Note – I received a copy of this book from the publisher through TLC Book Tours in exchange for an honest review. All thoughts and opinions are my own.
About The Last Days of Oscar Wilde
Paperback: 350 pages
Publisher: Burlesque Press, LLC (January 15, 2018)
How is it possible that the genius author of such 19th century classics as The Picture of Dorian Gray and The Importance of Being Earnest died destitute in Paris at the age of 46? In John Vanderslice’s vivid and heartbreaking novel, we meet Oscar Wilde after a two year incarceration in an English prison for gross indecency. Once free, his reputation and finances in ruins, he leaves England for Paris where, frequently inebriated, he stays in shabby hotel rooms paid for by his few, remaining friends.

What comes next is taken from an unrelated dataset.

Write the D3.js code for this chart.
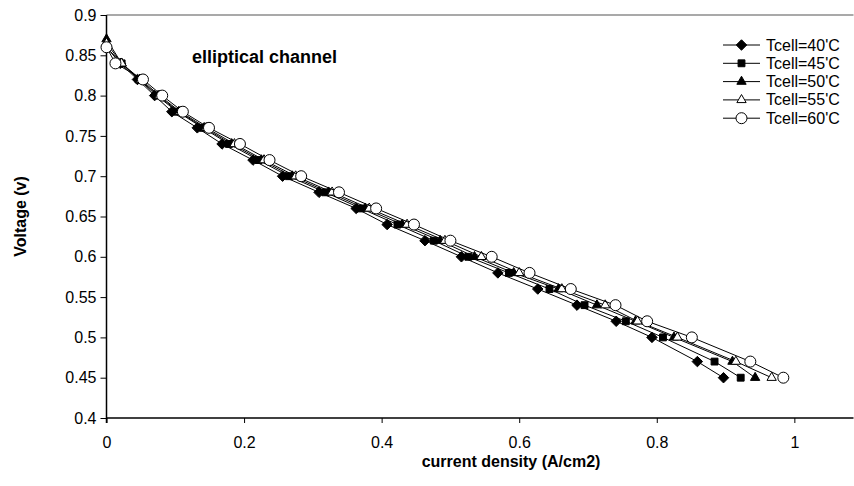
<!DOCTYPE html>
<html>
<head>
<meta charset="utf-8">
<script src="https://cdn.jsdelivr.net/npm/d3@7"></script>
<style>
    body { margin: 0; background: #fff; }
    text { font-family: Arial, "Liberation Sans", sans-serif; fill: #000; }
    .axis-title { font-weight: bold; font-size: 16px; }
    .tick-label { font-size: 16px; }
    .legend-label { font-size: 16px; }
</style>
</head>
<body>
<div id="chart-area"></div>
<script>
// Data: current density (A/cm2) at each voltage step
var voltage = [0.86, 0.84, 0.82, 0.80, 0.78, 0.76, 0.74, 0.72, 0.70, 0.68, 0.66,
               0.64, 0.62, 0.60, 0.58, 0.56, 0.54, 0.52, 0.50, 0.47, 0.45]
var voltage50 = [0.87].concat(voltage.slice(1))
var voltage55 = [0.865].concat(voltage.slice(1))

var current40 = [0, 0.020, 0.045, 0.070, 0.095, 0.132, 0.168, 0.213, 0.256, 0.309, 0.363,
                 0.408, 0.463, 0.516, 0.569, 0.627, 0.684, 0.741, 0.793, 0.859, 0.897]
var current45 = [0, 0.022, 0.047, 0.073, 0.103, 0.140, 0.178, 0.221, 0.265, 0.318, 0.370,
                 0.423, 0.476, 0.526, 0.585, 0.644, 0.695, 0.755, 0.809, 0.884, 0.922]
var current50 = [0, 0.022, 0.048, 0.075, 0.105, 0.142, 0.182, 0.225, 0.270, 0.323, 0.376,
                 0.430, 0.485, 0.535, 0.592, 0.657, 0.713, 0.769, 0.825, 0.910, 0.943]
var current55 = [0, 0.022, 0.050, 0.077, 0.107, 0.145, 0.186, 0.229, 0.275, 0.328, 0.382,
                 0.437, 0.492, 0.545, 0.600, 0.662, 0.725, 0.772, 0.830, 0.915, 0.967]
var current60 = [0, 0.013, 0.053, 0.081, 0.111, 0.149, 0.194, 0.237, 0.283, 0.338, 0.392,
                 0.447, 0.500, 0.560, 0.615, 0.675, 0.740, 0.786, 0.851, 0.936, 0.984]

var seriesNames = ["Tcell=40'C", "Tcell=45'C", "Tcell=50'C", "Tcell=55'C", "Tcell=60'C"]
var xTicks = [0, 0.2, 0.4, 0.6, 0.8, 1]
var yTicks = [0.4, 0.45, 0.5, 0.55, 0.6, 0.65, 0.7, 0.75, 0.8, 0.85, 0.9]

var series = [
    { name: seriesNames[0], marker: "diamond",  open: false, x: current40, y: voltage },
    { name: seriesNames[1], marker: "square",   open: false, x: current45, y: voltage },
    { name: seriesNames[2], marker: "triangle", open: false, x: current50, y: voltage50 },
    { name: seriesNames[3], marker: "triangle", open: true,  x: current55, y: voltage55 },
    { name: seriesNames[4], marker: "circle",   open: true,  x: current60, y: voltage }
]

// --> SVG drawing area
var width = 854, height = 486
var plot = { left: 106.5, right: 853.5, top: 15, bottom: 418 }

var svg = d3.select("#chart-area").append("svg")
    .attr("width", width)
    .attr("height", height)

var xScale = d3.scaleLinear()
    .domain([0, 1.086])
    .range([plot.left, plot.right])

var yScale = d3.scaleLinear()
    .domain([0.4, 0.9])
    .range([plot.bottom, plot.top])

// marker shapes
var symbolMap = {
    diamond: d3.symbol().type(d3.symbolDiamond2).size(70),
    square: d3.symbol().type(d3.symbolSquare2).size(60),
    triangle: d3.symbol().type(d3.symbolTriangle2).size(62),
    circle: d3.symbol().type(d3.symbolCircle).size(95)
}

// top border line (gray)
svg.append("line")
    .attr("x1", plot.left).attr("x2", plot.right)
    .attr("y1", yScale(0.9)).attr("y2", yScale(0.9))
    .style("stroke", "#8c8c8c")
    .style("stroke-width", 1.5)

// y axis
var yAxis = d3.axisLeft(yScale)
    .tickValues(yTicks)
    .tickSize(6)
    .tickPadding(4)
    .tickFormat(d => d3.format("")(+d.toFixed(2)))

svg.append("g")
    .attr("class", "y-axis")
    .attr("transform", "translate(" + plot.left + ",0)")
    .call(yAxis)

// x axis
var xAxis = d3.axisBottom(xScale)
    .tickValues(xTicks)
    .tickSize(5)
    .tickPadding(14)
    .tickFormat(d => d3.format("")(+d.toFixed(1)))

svg.append("g")
    .attr("class", "x-axis")
    .attr("transform", "translate(0," + plot.bottom + ")")
    .call(xAxis)

svg.selectAll(".x-axis path, .y-axis path")
    .attr("d", null)
svg.select(".x-axis").append("line")
    .attr("x1", plot.left).attr("x2", plot.right)
    .style("stroke", "#000").style("stroke-width", 1.5)
svg.select(".y-axis").append("line")
    .attr("y1", plot.top).attr("y2", plot.bottom + 5)
    .style("stroke", "#000").style("stroke-width", 1.5)

svg.selectAll(".tick line").style("stroke", "#000")
svg.selectAll(".tick text")
    .attr("class", "tick-label")
    .attr("font-size", null)
    .attr("font-family", null)

// axis titles
svg.append("text")
    .attr("class", "axis-title")
    .attr("x", 511)
    .attr("y", 467)
    .style("text-anchor", "middle")
    .text("current density (A/cm2)")

svg.append("text")
    .attr("class", "axis-title")
    .attr("transform", "translate(26," + ((plot.top + plot.bottom) / 2) + ") rotate(-90)")
    .style("text-anchor", "middle")
    .text("Voltage (v)")

// chart label
svg.append("text")
    .attr("x", 192)
    .attr("y", 63)
    .style("font-weight", "bold")
    .style("font-size", "18px")
    .text("elliptical channel")

// curves
var line = d3.line()
    .x(d => xScale(d[0]))
    .y(d => yScale(d[1]))

var seriesGroup = svg.selectAll(".series")
    .data(series)
    .enter()
    .append("g")
    .attr("class", "series")

seriesGroup.append("path")
    .attr("d", s => line(d3.zip(s.x, s.y)))
    .style("fill", "none")
    .style("stroke", "#000")
    .style("stroke-width", 1)

seriesGroup.each(function(s) {
    d3.select(this).selectAll(".marker")
        .data(d3.zip(s.x, s.y))
        .enter()
        .append("path")
        .attr("class", "marker")
        .attr("d", symbolMap[s.marker])
        .attr("transform", d => "translate(" + xScale(d[0]) + "," + yScale(d[1]) + ")")
        .style("fill", s.open ? "#fff" : "#000")
        .style("stroke", "#000")
        .style("stroke-width", 1)
})

// legend
var LEGEND_X = 723, LEGEND_Y = 45, LEGEND_ROW = 18.3

var legendGroup = svg.selectAll(".legend-item")
    .data(series)
    .enter()
    .append("g")
    .attr("class", "legend-item")
    .attr("transform", (s, i) => "translate(" + LEGEND_X + "," + (LEGEND_Y + i * LEGEND_ROW) + ")")

legendGroup.append("line")
    .attr("x1", 0).attr("x2", 37)
    .style("stroke", "#000")
    .style("stroke-width", 1)

legendGroup.append("path")
    .attr("d", s => symbolMap[s.marker]())
    .attr("transform", "translate(18.5,0)")
    .style("fill", s => s.open ? "#fff" : "#000")
    .style("stroke", "#000")

legendGroup.append("text")
    .attr("class", "legend-label")
    .attr("x", 43)
    .attr("y", 5.5)
    .text(s => s.name)
</script>
</body>
</html>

In Vanderslice’s deftly-imagined portrayal, Wilde’s idiosyncratic and affecting greatness is revealed. Through his thoughts and interactions, we experience the heart and mind of a literary giant brought down by the morals of his time. For a while, Wilde manages to maintain his legendary sense of humor and joie de vivre, a superstitious religiosity, and the dogged pursuit of beautiful young men. Sadly, the formerly prolific author and raconteur no longer has the desire to write. Instead, he distantly observes the world and is ultimately felled by serious illness. It is at his funeral that his artistic reputation begins its slow rehabilitation as friends and a small devoted public flock to the church to honor the artist, who spoke openly about homosexuality, the hypocrisy of Victorian values, and the importance of art for art’s sake.